Was passiert nach dem 30. Juni?
Allein im Juli und August müsste Athen mehr als acht Milliarden Euro zusammenbekommen, um seine Schulden zu bedienen. Insgesamt habe Griechenland in den kommenden drei Jahren "eine Finanzierungslücke von 30 bis 40 Milliarden Euro", schätzt DIW-Präsident Marcel Fratzscher.
Gut zwölf Milliarden Euro soll das Land bis März 2016 noch vom IWF bekommen, es sind die letzten Tranchen aus dem 2012 beschlossenen zweiten Rettungsprogramm.
Damit bliebe immer noch eine gewaltige Lücke, für die spätestens nach dem 30. Juni wohl ein drittes Rettungsprogramm nötig wäre. Ein denkbarer Kniff, um die Summe dann niedrig zu halten: Aus dem zweiten Rettungsprogramm liegen noch immer knapp elf Milliarden Euro ungenutzt beim griechischen Bankenrettungsfonds. Es war dazu gedacht, in Not geratene griechische Banken zu rekapitalisieren. Das Geld könnte zur Staatsfinanzierung umgewidmet werden. Bei ihrem Krisengipfel vergangene Woche haben die Euro-Finanzminister diese Variante erst mal ausgeschlossen. Doch bis zum Sommer könnten sie es sich noch einmal anders überlegen.
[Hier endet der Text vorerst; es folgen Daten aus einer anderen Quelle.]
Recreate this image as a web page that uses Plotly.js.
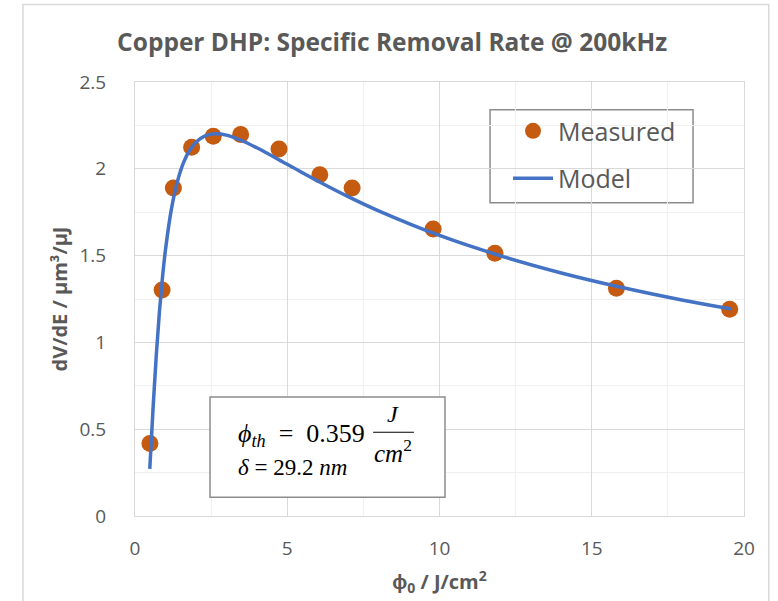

Die Alternative: Griechenland bekommt einen weiteren Schuldenschnitt oder zumindest Erleichterungen beim Schuldendienst. Damit eine solche Maßnahme dem Land wirklich hilft, müsste sie vor allem die Verbindlichkeiten Athens gegenüber IWF und EZB betreffen.
Was wird aus Syriza?
Das linke Parteienbündnis rechnete mit Mehrkosten von insgesamt zwölf Milliarden Euro, andere Experten sprechen eher von 20 Milliarden Euro. Wie diese teuren Versprechen finanziert werden sollen, war schon vor der Wahl unklar. Tsipras hat politisch und finanziell kaum Gestaltungsspielraum. Entsprechend liegen die meisten Wahlkampfversprechen auf Eis.
Den Wählern dürfte das auf Dauer kaum gefallen. Derzeit steht die Mehrheit der Griechen noch zu Tsipras, aber auf dem linken Syriza-Flügelbeginnt es schon zu brodeln.